SUPPLIED INFORMATION >>

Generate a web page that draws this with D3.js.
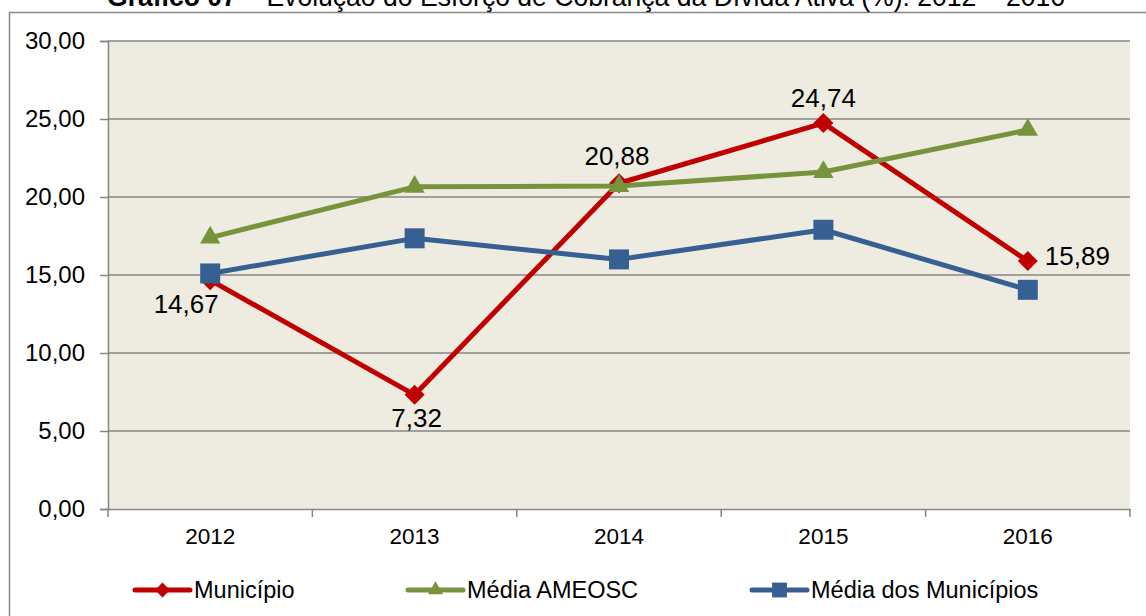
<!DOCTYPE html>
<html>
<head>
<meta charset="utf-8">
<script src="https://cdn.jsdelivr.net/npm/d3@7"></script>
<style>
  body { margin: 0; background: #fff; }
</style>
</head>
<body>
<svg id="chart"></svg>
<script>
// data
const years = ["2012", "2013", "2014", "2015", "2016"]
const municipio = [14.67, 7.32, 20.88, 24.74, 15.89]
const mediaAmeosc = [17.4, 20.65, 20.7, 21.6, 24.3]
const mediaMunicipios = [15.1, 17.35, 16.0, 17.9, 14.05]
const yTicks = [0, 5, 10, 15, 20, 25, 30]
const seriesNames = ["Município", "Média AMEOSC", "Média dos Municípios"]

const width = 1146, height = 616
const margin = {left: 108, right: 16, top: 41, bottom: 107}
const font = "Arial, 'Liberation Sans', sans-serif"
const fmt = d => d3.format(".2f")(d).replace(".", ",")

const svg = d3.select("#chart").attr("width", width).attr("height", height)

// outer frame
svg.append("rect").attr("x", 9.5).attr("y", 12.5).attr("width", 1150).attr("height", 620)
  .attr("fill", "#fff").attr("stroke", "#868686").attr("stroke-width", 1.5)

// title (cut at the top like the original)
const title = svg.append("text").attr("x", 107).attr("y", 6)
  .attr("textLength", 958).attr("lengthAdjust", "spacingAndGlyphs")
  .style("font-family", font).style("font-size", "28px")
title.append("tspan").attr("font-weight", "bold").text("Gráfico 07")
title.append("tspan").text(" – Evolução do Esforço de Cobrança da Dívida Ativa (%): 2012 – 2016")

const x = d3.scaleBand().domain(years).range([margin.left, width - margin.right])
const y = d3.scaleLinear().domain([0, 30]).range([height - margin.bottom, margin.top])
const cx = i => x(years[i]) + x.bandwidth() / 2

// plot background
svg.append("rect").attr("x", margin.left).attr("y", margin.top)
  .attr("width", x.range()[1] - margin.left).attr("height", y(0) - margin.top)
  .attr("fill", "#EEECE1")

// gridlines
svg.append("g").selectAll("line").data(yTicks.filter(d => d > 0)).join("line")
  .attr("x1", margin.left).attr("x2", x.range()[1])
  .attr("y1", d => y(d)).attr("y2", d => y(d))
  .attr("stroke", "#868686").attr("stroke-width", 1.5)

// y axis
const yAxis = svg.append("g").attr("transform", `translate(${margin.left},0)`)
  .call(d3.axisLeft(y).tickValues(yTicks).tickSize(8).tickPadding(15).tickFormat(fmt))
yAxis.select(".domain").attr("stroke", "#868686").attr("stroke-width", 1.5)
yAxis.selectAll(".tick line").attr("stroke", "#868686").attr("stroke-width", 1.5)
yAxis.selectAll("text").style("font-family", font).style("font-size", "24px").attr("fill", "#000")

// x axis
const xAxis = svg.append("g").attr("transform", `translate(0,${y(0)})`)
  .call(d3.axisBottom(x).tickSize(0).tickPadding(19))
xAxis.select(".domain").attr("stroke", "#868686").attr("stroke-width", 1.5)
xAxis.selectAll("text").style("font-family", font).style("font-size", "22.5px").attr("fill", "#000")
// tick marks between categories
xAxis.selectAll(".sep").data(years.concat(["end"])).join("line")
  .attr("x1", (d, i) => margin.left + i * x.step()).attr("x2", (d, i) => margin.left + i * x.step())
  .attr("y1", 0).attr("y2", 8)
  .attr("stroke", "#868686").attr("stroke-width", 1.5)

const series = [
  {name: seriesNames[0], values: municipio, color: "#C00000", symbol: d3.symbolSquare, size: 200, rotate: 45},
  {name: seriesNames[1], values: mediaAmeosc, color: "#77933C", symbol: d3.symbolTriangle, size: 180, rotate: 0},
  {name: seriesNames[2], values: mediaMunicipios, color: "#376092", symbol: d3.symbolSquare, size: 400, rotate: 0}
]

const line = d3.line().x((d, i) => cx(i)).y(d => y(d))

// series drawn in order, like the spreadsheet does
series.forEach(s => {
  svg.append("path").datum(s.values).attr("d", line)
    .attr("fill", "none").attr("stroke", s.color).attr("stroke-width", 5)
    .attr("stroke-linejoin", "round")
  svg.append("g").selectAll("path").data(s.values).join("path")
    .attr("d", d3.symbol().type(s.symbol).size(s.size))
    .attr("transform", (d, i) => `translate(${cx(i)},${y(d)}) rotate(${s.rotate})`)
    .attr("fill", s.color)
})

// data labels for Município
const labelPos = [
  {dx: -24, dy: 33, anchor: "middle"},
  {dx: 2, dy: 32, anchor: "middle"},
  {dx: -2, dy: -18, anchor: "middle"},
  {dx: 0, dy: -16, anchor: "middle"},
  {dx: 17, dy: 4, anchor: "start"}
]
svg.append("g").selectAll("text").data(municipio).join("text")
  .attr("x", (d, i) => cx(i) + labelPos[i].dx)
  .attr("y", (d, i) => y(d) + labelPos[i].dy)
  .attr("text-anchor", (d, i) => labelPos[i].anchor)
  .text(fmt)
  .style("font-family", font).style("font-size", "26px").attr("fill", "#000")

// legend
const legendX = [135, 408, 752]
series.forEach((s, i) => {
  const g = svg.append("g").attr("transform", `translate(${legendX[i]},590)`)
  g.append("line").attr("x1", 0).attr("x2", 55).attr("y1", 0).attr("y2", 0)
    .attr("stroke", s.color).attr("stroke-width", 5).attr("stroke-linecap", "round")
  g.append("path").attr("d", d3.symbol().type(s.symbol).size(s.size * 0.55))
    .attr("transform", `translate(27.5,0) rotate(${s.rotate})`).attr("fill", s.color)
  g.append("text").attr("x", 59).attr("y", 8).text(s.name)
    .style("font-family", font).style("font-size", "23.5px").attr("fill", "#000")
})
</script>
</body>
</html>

INSTRUCTIONS FOR THE TASK >> Starting at the first line of the material, output exactly the lines up to and including the one with "const cx = i". Do not include the pictures.

FULL RESPONSE >>
Generate a web page that draws this with D3.js.
<!DOCTYPE html>
<html>
<head>
<meta charset="utf-8">
<script src="https://cdn.jsdelivr.net/npm/d3@7"></script>
<style>
  body { margin: 0; background: #fff; }
</style>
</head>
<body>
<svg id="chart"></svg>
<script>
// data
const years = ["2012", "2013", "2014", "2015", "2016"]
const municipio = [14.67, 7.32, 20.88, 24.74, 15.89]
const mediaAmeosc = [17.4, 20.65, 20.7, 21.6, 24.3]
const mediaMunicipios = [15.1, 17.35, 16.0, 17.9, 14.05]
const yTicks = [0, 5, 10, 15, 20, 25, 30]
const seriesNames = ["Município", "Média AMEOSC", "Média dos Municípios"]

const width = 1146, height = 616
const margin = {left: 108, right: 16, top: 41, bottom: 107}
const font = "Arial, 'Liberation Sans', sans-serif"
const fmt = d => d3.format(".2f")(d).replace(".", ",")

const svg = d3.select("#chart").attr("width", width).attr("height", height)

// outer frame
svg.append("rect").attr("x", 9.5).attr("y", 12.5).attr("width", 1150).attr("height", 620)
  .attr("fill", "#fff").attr("stroke", "#868686").attr("stroke-width", 1.5)

// title (cut at the top like the original)
const title = svg.append("text").attr("x", 107).attr("y", 6)
  .attr("textLength", 958).attr("lengthAdjust", "spacingAndGlyphs")
  .style("font-family", font).style("font-size", "28px")
title.append("tspan").attr("font-weight", "bold").text("Gráfico 07")
title.append("tspan").text(" – Evolução do Esforço de Cobrança da Dívida Ativa (%): 2012 – 2016")

const x = d3.scaleBand().domain(years).range([margin.left, width - margin.right])
const y = d3.scaleLinear().domain([0, 30]).range([height - margin.bottom, margin.top])
const cx = i => x(years[i]) + x.bandwidth() / 2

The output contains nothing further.